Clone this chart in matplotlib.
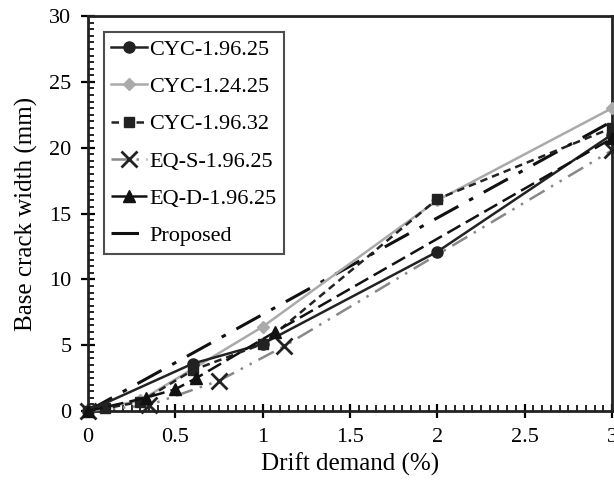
import numpy as np
import matplotlib
matplotlib.use('Agg')
import matplotlib.pyplot as plt
from matplotlib.ticker import MultipleLocator

plt.rcParams['font.family'] = ['Liberation Serif', 'DejaVu Serif']

# data
cyc_a_x = [0, 0.6, 1.0, 2.0, 3.0]
cyc_a_y = [0, 3.6, 5.1, 12.1, 21.0]
cyc_b_x = [0, 0.3, 1.0, 2.0, 3.0]
cyc_b_y = [0, 0.8, 6.4, 16.0, 23.0]
cyc_c_x = [0, 0.1, 0.3, 0.6, 1.0, 2.0, 3.0]
cyc_c_y = [0, 0.2, 0.7, 3.1, 5.1, 16.1, 21.5]
eqs_x = [0, 0.35, 0.75, 1.12, 3.0]
eqs_y = [0, 0.45, 2.3, 4.9, 19.8]
eqd_x = [0, 0.33, 0.5, 0.62, 1.07, 3.0]
eqd_y = [0, 1.0, 1.65, 2.5, 6.0, 20.7]
prop_x = [0, 3.0]
prop_y = [0, 22.0]

fig = plt.figure(figsize=(6.14, 4.86), dpi=100)
ax = fig.add_axes([0.1433, 0.1543, 0.8534, 0.8127])

ax.plot(cyc_a_x, cyc_a_y, color='#222222', lw=1.8, marker='o', ms=8,
        label='CYC-1.96.25', clip_on=False, zorder=5)
ax.plot(cyc_b_x, cyc_b_y, color='#aaaaaa', lw=1.8, marker='D', ms=6.5,
        label='CYC-1.24.25', clip_on=False, zorder=4)
ax.plot(cyc_c_x, cyc_c_y, color='#222222', lw=1.8, ls=(0, (3, 2)), marker='s', ms=7.5,
        label='CYC-1.96.32', clip_on=False, zorder=6)
ax.plot(eqs_x, eqs_y, color='#888888', lw=1.8, ls=(0, (7, 3, 1, 3, 1, 3)), marker='x', ms=12,
        mec='#222222', mew=2, label='EQ-S-1.96.25', clip_on=False, zorder=3)
ax.plot(eqd_x, eqd_y, color='#111111', lw=1.8, ls=(0, (6, 2.5)), marker='^', ms=9,
        label='EQ-D-1.96.25', clip_on=False, zorder=7)
ax.plot(prop_x, prop_y, color='#111111', lw=2.2, ls=(0, (9, 4, 1.5, 4)),
        label='Proposed', clip_on=False, zorder=2)

ax.set_xlim(0, 3)
ax.set_ylim(0, 30)
ax.xaxis.set_major_locator(MultipleLocator(0.5))
ax.xaxis.set_minor_locator(MultipleLocator(0.05))
ax.yaxis.set_major_locator(MultipleLocator(5))
ax.yaxis.set_minor_locator(MultipleLocator(0.5))
ax.set_xticks([0, 0.5, 1, 1.5, 2, 2.5, 3])
ax.set_xticklabels(['0', '0.5', '1', '1.5', '2', '2.5', '3'])
ax.tick_params(which='major', direction='inout', length=10, width=1.6, labelsize=16, pad=7)
ax.tick_params(which='minor', direction='in', length=4, width=1.2)
for s in ax.spines.values():
    s.set_linewidth(2)
    s.set_color('#222222')

ax.set_xlabel('Drift demand (%)', fontsize=18, labelpad=4)
ax.set_ylabel('Base crack width (mm)', fontsize=18, labelpad=8)

leg = ax.legend(loc='upper left', fontsize=16, frameon=True, fancybox=False,
                borderaxespad=0.7, handlelength=1.6, handletextpad=0.1,
                labelspacing=0.75, borderpad=0.35)
leg.get_frame().set_edgecolor('#222222')
leg.get_frame().set_linewidth(1.5)

fig.savefig('out.png', dpi=100)
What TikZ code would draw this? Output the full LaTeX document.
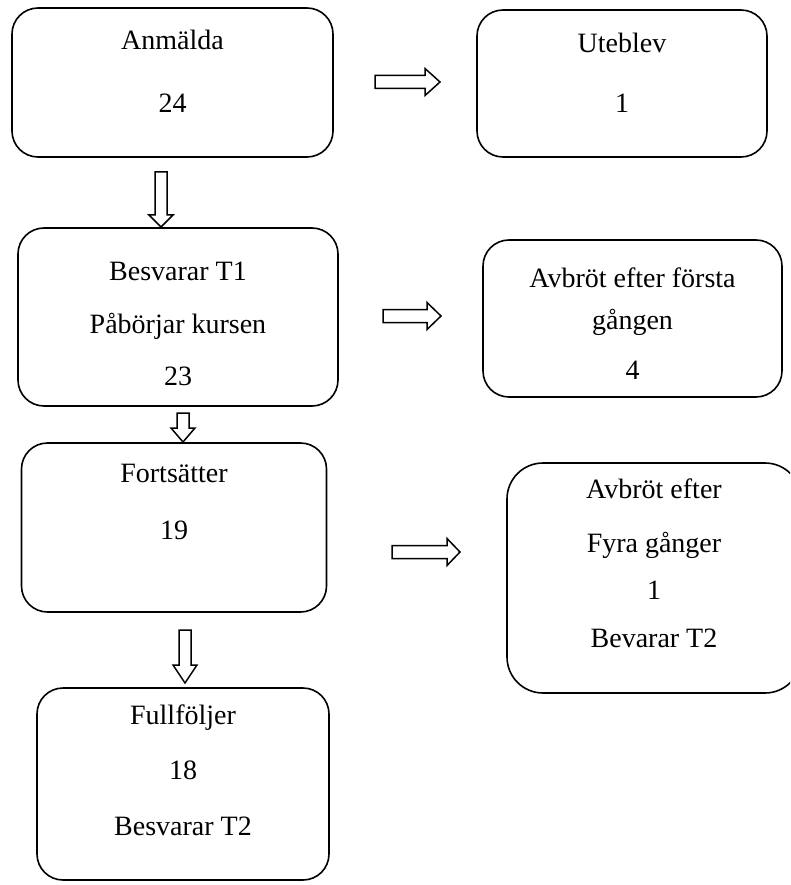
════════
Write the entries above out again exactly, but not the pictures.

Clone this chart in matplotlib.
import numpy as np
import matplotlib
matplotlib.use('Agg')
import matplotlib.pyplot as plt
from matplotlib.ticker import MultipleLocator

plt.rcParams['font.family'] = ['Liberation Serif', 'DejaVu Serif']

# data
cyc_a_x = [0, 0.6, 1.0, 2.0, 3.0]
cyc_a_y = [0, 3.6, 5.1, 12.1, 21.0]
cyc_b_x = [0, 0.3, 1.0, 2.0, 3.0]
cyc_b_y = [0, 0.8, 6.4, 16.0, 23.0]
cyc_c_x = [0, 0.1, 0.3, 0.6, 1.0, 2.0, 3.0]
cyc_c_y = [0, 0.2, 0.7, 3.1, 5.1, 16.1, 21.5]
eqs_x = [0, 0.35, 0.75, 1.12, 3.0]
eqs_y = [0, 0.45, 2.3, 4.9, 19.8]
eqd_x = [0, 0.33, 0.5, 0.62, 1.07, 3.0]
eqd_y = [0, 1.0, 1.65, 2.5, 6.0, 20.7]
prop_x = [0, 3.0]
prop_y = [0, 22.0]

fig = plt.figure(figsize=(6.14, 4.86), dpi=100)
ax = fig.add_axes([0.1433, 0.1543, 0.8534, 0.8127])

ax.plot(cyc_a_x, cyc_a_y, color='#222222', lw=1.8, marker='o', ms=8,
        label='CYC-1.96.25', clip_on=False, zorder=5)
ax.plot(cyc_b_x, cyc_b_y, color='#aaaaaa', lw=1.8, marker='D', ms=6.5,
        label='CYC-1.24.25', clip_on=False, zorder=4)
ax.plot(cyc_c_x, cyc_c_y, color='#222222', lw=1.8, ls=(0, (3, 2)), marker='s', ms=7.5,
        label='CYC-1.96.32', clip_on=False, zorder=6)
ax.plot(eqs_x, eqs_y, color='#888888', lw=1.8, ls=(0, (7, 3, 1, 3, 1, 3)), marker='x', ms=12,
        mec='#222222', mew=2, label='EQ-S-1.96.25', clip_on=False, zorder=3)
ax.plot(eqd_x, eqd_y, color='#111111', lw=1.8, ls=(0, (6, 2.5)), marker='^', ms=9,
        label='EQ-D-1.96.25', clip_on=False, zorder=7)
ax.plot(prop_x, prop_y, color='#111111', lw=2.2, ls=(0, (9, 4, 1.5, 4)),
        label='Proposed', clip_on=False, zorder=2)

ax.set_xlim(0, 3)
ax.set_ylim(0, 30)
ax.xaxis.set_major_locator(MultipleLocator(0.5))
ax.xaxis.set_minor_locator(MultipleLocator(0.05))
ax.yaxis.set_major_locator(MultipleLocator(5))
ax.yaxis.set_minor_locator(MultipleLocator(0.5))
ax.set_xticks([0, 0.5, 1, 1.5, 2, 2.5, 3])
ax.set_xticklabels(['0', '0.5', '1', '1.5', '2', '2.5', '3'])
ax.tick_params(which='major', direction='inout', length=10, width=1.6, labelsize=16, pad=7)
ax.tick_params(which='minor', direction='in', length=4, width=1.2)
for s in ax.spines.values():
    s.set_linewidth(2)
    s.set_color('#222222')

ax.set_xlabel('Drift demand (%)', fontsize=18, labelpad=4)
ax.set_ylabel('Base crack width (mm)', fontsize=18, labelpad=8)

leg = ax.legend(loc='upper left', fontsize=16, frameon=True, fancybox=False,
                borderaxespad=0.7, handlelength=1.6, handletextpad=0.1,
                labelspacing=0.75, borderpad=0.35)
leg.get_frame().set_edgecolor('#222222')
leg.get_frame().set_linewidth(1.5)

fig.savefig('out.png', dpi=100)
What TikZ code would draw this? Output the full LaTeX document.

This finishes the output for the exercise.